The SEC has signaled a major regulatory pivot by dismissing seven enforcement cases, marking a stark reversal from its aggressive $8.2 billion enforcement campaign reported in late 2024.
A Sudden Shift in Regulatory Tone
In a move that has sent ripples of surprise through the financial and legal sectors, the U.S. Securities and Exchange Commission (SEC) has signaled a profound reversal in its approach toward the digital asset industry. Following a 2024 fiscal year defined by an aggressive, litigation-heavy strategy, the regulator is now backtracking on its enforcement posture, explicitly acknowledging that its recent aggressive tactics may have overreached. The agency’s latest 2025 review serves as a stark admission of strategic error, punctuated by the formal dismissal of seven separate enforcement cases.
This pivot marks a dramatic departure from the narrative pushed by the agency just months ago. In November 2024, the SEC touted a record-breaking fiscal year, celebrating 583 total enforcement actions and the collection of $8.2 billion in monetary remedies. At the time, the commission framed its digital asset crackdown as a testament to its agility and efficacy in addressing "emerging threats" within the financial system.
The Context of the Crackdown
For much of the past two years, the SEC, under the leadership of Chair Gary Gensler, maintained a "regulation by enforcement" philosophy. This involved filing high-profile lawsuits against major crypto exchanges and decentralized finance (DeFi) protocols, arguing that these entities were operating as unregistered securities brokers. The $8.2 billion figure cited in the November 2024 report was largely bolstered by these high-stakes settlements and penalties.
However, the tide began to turn as the legal system pushed back. Courts have increasingly scrutinized the SEC's authority to classify various tokens as securities, with several judges questioning the consistency and breadth of the commission’s arguments.

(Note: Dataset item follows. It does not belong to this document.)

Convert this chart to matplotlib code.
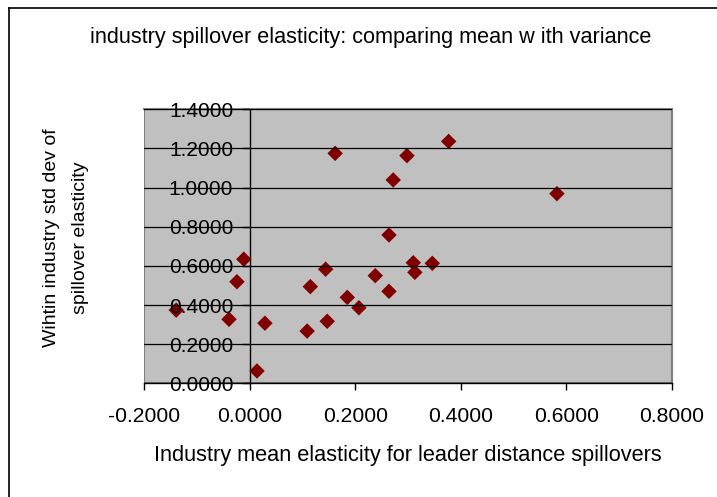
import matplotlib
matplotlib.use("Agg")
import matplotlib.pyplot as plt
from matplotlib.patches import Rectangle
from matplotlib.lines import Line2D
from matplotlib import font_manager

# Data
mean_elasticity = [-0.139, -0.039, -0.024, -0.011, 0.029, 0.014, 0.109, 0.115,
                   0.144, 0.147, 0.162, 0.185, 0.207, 0.238, 0.264, 0.264,
                   0.272, 0.298, 0.310, 0.313, 0.346, 0.377, 0.582]
std_elasticity = [0.374, 0.327, 0.519, 0.634, 0.307, 0.063, 0.267, 0.494,
                  0.583, 0.317, 1.175, 0.439, 0.386, 0.550, 0.758, 0.470,
                  1.039, 1.163, 0.616, 0.567, 0.613, 1.236, 0.969]
x_ticks = [-0.2, 0.0, 0.2, 0.4, 0.6, 0.8]
y_ticks = [0.0, 0.2, 0.4, 0.6, 0.8, 1.0, 1.2, 1.4]

title = "industry spillover elasticity: comparing mean w ith variance"
xlabel = "Industry mean elasticity for leader distance spillovers"
ylabel = "Wihtin industry std dev of\nspillover elasticity"

names = {f.name for f in font_manager.fontManager.ttflist}
narrow = "Liberation Sans Narrow" if "Liberation Sans Narrow" in names else "Liberation Sans"
plt.rcParams['font.family'] = ['Liberation Sans', 'DejaVu Sans']

W, H = 717, 497
fig = plt.figure(figsize=(W / 100, H / 100), dpi=100)
fig.patch.set_facecolor('white')

def fx(px):
    return px / W

def fy(py):
    return 1 - py / H

ax = fig.add_axes([fx(144), fy(383.3), fx(672) - fx(144), fy(109.3) - fy(383.3)])
ax.set_facecolor('#C0C0C0')
ax.set_xlim(-0.2, 0.8)
ax.set_ylim(0, 1.4)

ax.set_axisbelow(True)
ax.yaxis.grid(True, color='black', linewidth=0.9)
ax.xaxis.grid(False)

ax.scatter(mean_elasticity, std_elasticity, marker='D', s=62, color='#800000',
           edgecolors='none', zorder=3, clip_on=False)

# axes styling
for s in ['top', 'right']:
    ax.spines[s].set_color('#808080')
    ax.spines[s].set_linewidth(1.5)
ax.spines['bottom'].set_color('black')
ax.spines['bottom'].set_linewidth(1.0)
ax.spines['left'].set_position(('data', 0.0))
ax.spines['left'].set_color('black')
ax.spines['left'].set_linewidth(1.0)
ax.add_patch(Rectangle((0, 0), 1, 1, transform=ax.transAxes, fill=False,
                       edgecolor='#808080', linewidth=1.5, zorder=0.5))

ax.set_xticks(x_ticks)
ax.set_yticks(y_ticks)
ax.set_xticklabels([f"{v:.4f}" for v in x_ticks])
ax.set_yticklabels([f"{v:.4f}" for v in y_ticks])
ax.tick_params(axis='x', direction='out', length=5, width=1, color='black',
               labelsize=15.2, pad=12)
ax.tick_params(axis='y', direction='out', length=5.8, width=1, color='black',
               labelsize=15.0, pad=6)
for lab in ax.get_yticklabels():
    lab.set_zorder(4)
ax.yaxis.set_zorder(4)

fig.text(fx(371), fy(38), title, ha='center', va='center', fontsize=15.6,
         family=[narrow, 'DejaVu Sans'])
fig.text(fx(408), fy(456), xlabel, ha='center', va='center', fontsize=15.7,
         family=[narrow, 'DejaVu Sans'])
fig.text(fx(66), fy(238), ylabel, ha='center', va='center', rotation=90,
         fontsize=14.0, linespacing=1.9, family=[narrow, 'DejaVu Sans'])

# outer chart frame (extends beyond the picture to the right and bottom)
fig.add_artist(Line2D([fx(9), 1.1], [fy(8), fy(8)], color='black', linewidth=1.2))
fig.add_artist(Line2D([fx(9), fx(9)], [fy(8), -0.1], color='black', linewidth=1.2))

fig.savefig('out.png', dpi=100, facecolor='white')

The decision to dismiss seven active cases suggests that the agency is now attempting to prune its docket, likely to avoid unfavorable judicial precedents that could further undermine its long-term regulatory authority.
Market Implications: What This Means for Traders
For institutional investors and retail traders alike, the SEC’s admission is a significant signal of shifting sentiment. The "regulation by enforcement" era created a climate of extreme uncertainty, suppressing liquidity and forcing many crypto-native firms to relocate operations to more favorable jurisdictions.
If the SEC is indeed tempering its aggression, we could see a reduction in the "regulatory discount" that has plagued crypto-linked equities and digital asset markets. A more predictable, or at least less litigious, environment could encourage institutional capital to return to the space. Traders should monitor whether this pivot leads to clearer guidance on token classification, which would provide the legal certainty necessary for broader enterprise adoption of blockchain technology.
What to Watch Next
Despite this tactical retreat, the SEC remains a powerful force in market oversight. The key question for the coming quarters is whether this move represents a long-term change in philosophy or merely a temporary tactical withdrawal to regroup. Investors should watch for the next round of commission votes and policy announcements to see if the agency shifts toward a more collaborative framework.
Furthermore, the fate of the remaining open cases against major industry players will serve as the true litmus test. If the agency continues to dismiss or settle cases on more lenient terms, it will confirm that the regulatory winter is thawing. Conversely, if new enforcement actions emerge with different legal theories, the volatility that has defined crypto markets since 2022 is likely to persist.